• Materials provided:
(begin)
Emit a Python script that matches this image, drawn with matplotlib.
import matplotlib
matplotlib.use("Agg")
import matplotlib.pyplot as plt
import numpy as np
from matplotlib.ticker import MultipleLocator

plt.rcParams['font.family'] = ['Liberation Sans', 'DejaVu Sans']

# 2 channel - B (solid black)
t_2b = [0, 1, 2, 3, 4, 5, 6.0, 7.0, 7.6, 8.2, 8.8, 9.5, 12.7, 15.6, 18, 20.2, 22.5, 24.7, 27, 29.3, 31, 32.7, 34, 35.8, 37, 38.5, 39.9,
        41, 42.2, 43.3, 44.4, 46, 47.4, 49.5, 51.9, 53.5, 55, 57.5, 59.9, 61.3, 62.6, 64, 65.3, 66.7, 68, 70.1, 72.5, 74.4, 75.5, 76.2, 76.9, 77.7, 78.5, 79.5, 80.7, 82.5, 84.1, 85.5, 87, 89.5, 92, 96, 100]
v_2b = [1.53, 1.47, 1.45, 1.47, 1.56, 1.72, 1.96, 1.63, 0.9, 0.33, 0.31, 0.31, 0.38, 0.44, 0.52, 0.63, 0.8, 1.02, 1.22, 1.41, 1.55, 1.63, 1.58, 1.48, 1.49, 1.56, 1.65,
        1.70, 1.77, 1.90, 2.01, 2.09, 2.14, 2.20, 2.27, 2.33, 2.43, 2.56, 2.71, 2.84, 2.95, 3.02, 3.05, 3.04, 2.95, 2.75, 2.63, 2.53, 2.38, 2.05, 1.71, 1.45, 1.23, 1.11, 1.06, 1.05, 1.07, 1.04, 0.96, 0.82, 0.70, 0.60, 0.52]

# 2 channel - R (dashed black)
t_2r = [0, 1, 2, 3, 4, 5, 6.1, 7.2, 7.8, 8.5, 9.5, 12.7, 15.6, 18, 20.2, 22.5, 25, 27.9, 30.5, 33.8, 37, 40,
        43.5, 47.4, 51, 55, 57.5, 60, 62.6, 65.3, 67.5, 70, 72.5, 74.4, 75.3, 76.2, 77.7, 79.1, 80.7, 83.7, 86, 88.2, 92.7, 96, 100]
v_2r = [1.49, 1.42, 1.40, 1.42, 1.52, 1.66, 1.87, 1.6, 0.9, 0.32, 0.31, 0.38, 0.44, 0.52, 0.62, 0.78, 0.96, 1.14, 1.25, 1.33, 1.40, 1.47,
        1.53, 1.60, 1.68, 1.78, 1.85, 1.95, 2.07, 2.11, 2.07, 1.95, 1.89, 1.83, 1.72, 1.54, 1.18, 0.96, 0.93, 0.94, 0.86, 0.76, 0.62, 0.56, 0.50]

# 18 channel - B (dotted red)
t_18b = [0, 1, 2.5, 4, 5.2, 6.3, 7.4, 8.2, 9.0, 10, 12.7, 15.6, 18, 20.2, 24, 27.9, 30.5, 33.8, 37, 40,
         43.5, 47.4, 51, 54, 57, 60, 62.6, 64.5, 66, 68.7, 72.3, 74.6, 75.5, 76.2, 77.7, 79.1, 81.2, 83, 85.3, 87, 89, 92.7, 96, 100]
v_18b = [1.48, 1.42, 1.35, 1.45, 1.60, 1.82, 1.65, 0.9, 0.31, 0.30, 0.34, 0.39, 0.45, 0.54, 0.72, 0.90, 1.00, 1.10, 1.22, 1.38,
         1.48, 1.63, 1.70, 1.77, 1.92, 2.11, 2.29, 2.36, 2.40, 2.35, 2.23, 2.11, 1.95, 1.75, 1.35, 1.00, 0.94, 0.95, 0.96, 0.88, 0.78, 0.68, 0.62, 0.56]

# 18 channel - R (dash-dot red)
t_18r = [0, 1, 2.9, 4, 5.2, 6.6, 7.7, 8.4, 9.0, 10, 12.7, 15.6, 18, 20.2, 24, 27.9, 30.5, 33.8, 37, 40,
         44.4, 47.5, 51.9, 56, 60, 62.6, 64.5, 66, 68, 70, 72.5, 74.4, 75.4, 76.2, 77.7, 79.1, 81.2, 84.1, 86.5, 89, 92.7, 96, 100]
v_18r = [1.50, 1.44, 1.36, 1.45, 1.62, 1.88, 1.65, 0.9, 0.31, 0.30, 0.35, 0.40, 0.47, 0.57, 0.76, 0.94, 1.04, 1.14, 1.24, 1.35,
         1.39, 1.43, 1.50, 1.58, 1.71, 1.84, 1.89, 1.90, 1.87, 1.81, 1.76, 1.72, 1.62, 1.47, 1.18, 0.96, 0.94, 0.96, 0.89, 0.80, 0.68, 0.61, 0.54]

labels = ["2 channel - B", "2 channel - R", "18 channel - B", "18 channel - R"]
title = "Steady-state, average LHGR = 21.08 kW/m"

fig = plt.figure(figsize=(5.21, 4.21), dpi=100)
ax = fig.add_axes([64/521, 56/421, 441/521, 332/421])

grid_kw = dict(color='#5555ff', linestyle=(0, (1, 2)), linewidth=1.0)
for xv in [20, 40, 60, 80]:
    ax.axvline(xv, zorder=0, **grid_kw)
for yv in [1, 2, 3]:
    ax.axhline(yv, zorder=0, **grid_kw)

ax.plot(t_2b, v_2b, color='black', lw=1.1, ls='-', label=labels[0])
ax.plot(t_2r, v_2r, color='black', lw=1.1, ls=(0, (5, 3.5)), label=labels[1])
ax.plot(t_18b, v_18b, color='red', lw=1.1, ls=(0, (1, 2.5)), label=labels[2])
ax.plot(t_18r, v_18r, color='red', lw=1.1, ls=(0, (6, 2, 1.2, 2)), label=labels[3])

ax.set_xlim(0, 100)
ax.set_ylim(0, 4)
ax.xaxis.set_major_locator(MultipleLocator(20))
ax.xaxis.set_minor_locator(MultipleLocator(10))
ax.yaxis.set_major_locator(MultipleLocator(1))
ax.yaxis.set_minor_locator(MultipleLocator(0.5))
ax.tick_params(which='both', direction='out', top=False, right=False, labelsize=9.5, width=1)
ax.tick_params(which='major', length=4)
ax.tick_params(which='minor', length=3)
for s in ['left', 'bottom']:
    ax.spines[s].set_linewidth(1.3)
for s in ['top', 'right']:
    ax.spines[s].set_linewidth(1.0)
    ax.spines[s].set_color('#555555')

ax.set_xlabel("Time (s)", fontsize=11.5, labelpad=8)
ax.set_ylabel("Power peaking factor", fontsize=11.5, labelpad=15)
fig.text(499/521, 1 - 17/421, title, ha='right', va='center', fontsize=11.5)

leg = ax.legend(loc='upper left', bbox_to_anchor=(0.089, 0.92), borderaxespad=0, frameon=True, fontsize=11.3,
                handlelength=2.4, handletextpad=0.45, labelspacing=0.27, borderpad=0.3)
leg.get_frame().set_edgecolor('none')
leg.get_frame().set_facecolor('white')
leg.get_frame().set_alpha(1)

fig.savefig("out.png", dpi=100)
(end)
(begin)
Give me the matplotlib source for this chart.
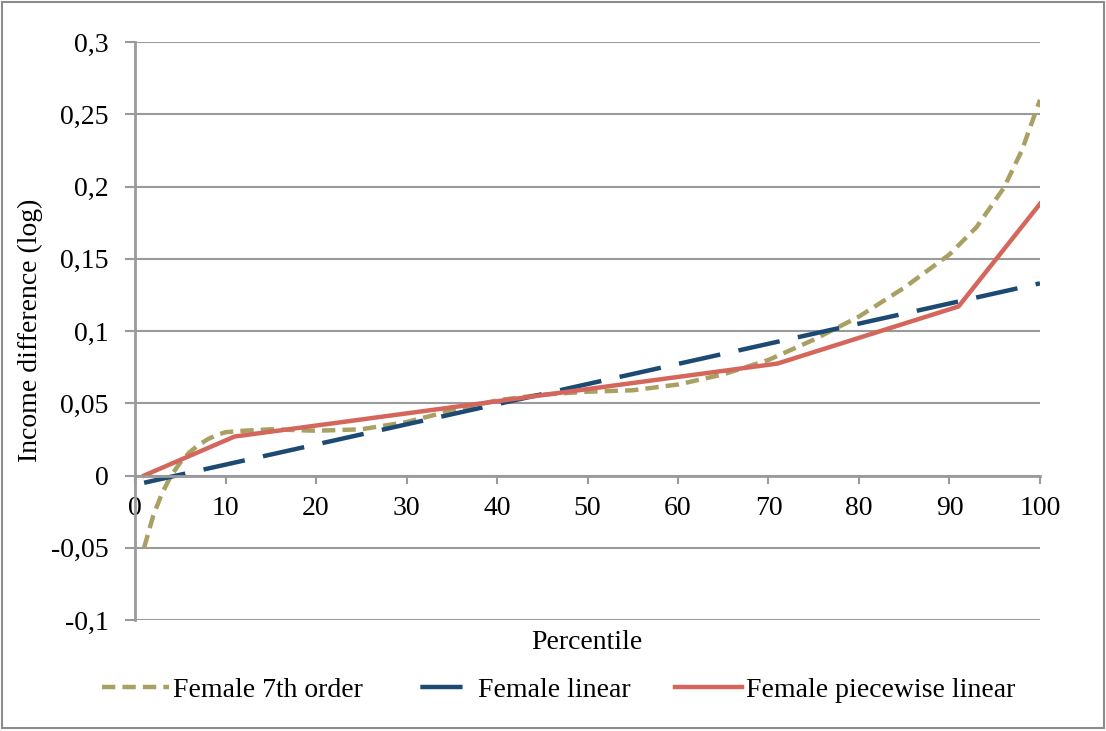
(end)
• The request: Please print exactly, and only, the lines from the line with "Emit a Python" to the line with "0.62, 0.56, 0.50]", both included.

• Answer to the exercise:
Emit a Python script that matches this image, drawn with matplotlib.
import matplotlib
matplotlib.use("Agg")
import matplotlib.pyplot as plt
import numpy as np
from matplotlib.ticker import MultipleLocator

plt.rcParams['font.family'] = ['Liberation Sans', 'DejaVu Sans']

# 2 channel - B (solid black)
t_2b = [0, 1, 2, 3, 4, 5, 6.0, 7.0, 7.6, 8.2, 8.8, 9.5, 12.7, 15.6, 18, 20.2, 22.5, 24.7, 27, 29.3, 31, 32.7, 34, 35.8, 37, 38.5, 39.9,
        41, 42.2, 43.3, 44.4, 46, 47.4, 49.5, 51.9, 53.5, 55, 57.5, 59.9, 61.3, 62.6, 64, 65.3, 66.7, 68, 70.1, 72.5, 74.4, 75.5, 76.2, 76.9, 77.7, 78.5, 79.5, 80.7, 82.5, 84.1, 85.5, 87, 89.5, 92, 96, 100]
v_2b = [1.53, 1.47, 1.45, 1.47, 1.56, 1.72, 1.96, 1.63, 0.9, 0.33, 0.31, 0.31, 0.38, 0.44, 0.52, 0.63, 0.8, 1.02, 1.22, 1.41, 1.55, 1.63, 1.58, 1.48, 1.49, 1.56, 1.65,
        1.70, 1.77, 1.90, 2.01, 2.09, 2.14, 2.20, 2.27, 2.33, 2.43, 2.56, 2.71, 2.84, 2.95, 3.02, 3.05, 3.04, 2.95, 2.75, 2.63, 2.53, 2.38, 2.05, 1.71, 1.45, 1.23, 1.11, 1.06, 1.05, 1.07, 1.04, 0.96, 0.82, 0.70, 0.60, 0.52]

# 2 channel - R (dashed black)
t_2r = [0, 1, 2, 3, 4, 5, 6.1, 7.2, 7.8, 8.5, 9.5, 12.7, 15.6, 18, 20.2, 22.5, 25, 27.9, 30.5, 33.8, 37, 40,
        43.5, 47.4, 51, 55, 57.5, 60, 62.6, 65.3, 67.5, 70, 72.5, 74.4, 75.3, 76.2, 77.7, 79.1, 80.7, 83.7, 86, 88.2, 92.7, 96, 100]
v_2r = [1.49, 1.42, 1.40, 1.42, 1.52, 1.66, 1.87, 1.6, 0.9, 0.32, 0.31, 0.38, 0.44, 0.52, 0.62, 0.78, 0.96, 1.14, 1.25, 1.33, 1.40, 1.47,
        1.53, 1.60, 1.68, 1.78, 1.85, 1.95, 2.07, 2.11, 2.07, 1.95, 1.89, 1.83, 1.72, 1.54, 1.18, 0.96, 0.93, 0.94, 0.86, 0.76, 0.62, 0.56, 0.50]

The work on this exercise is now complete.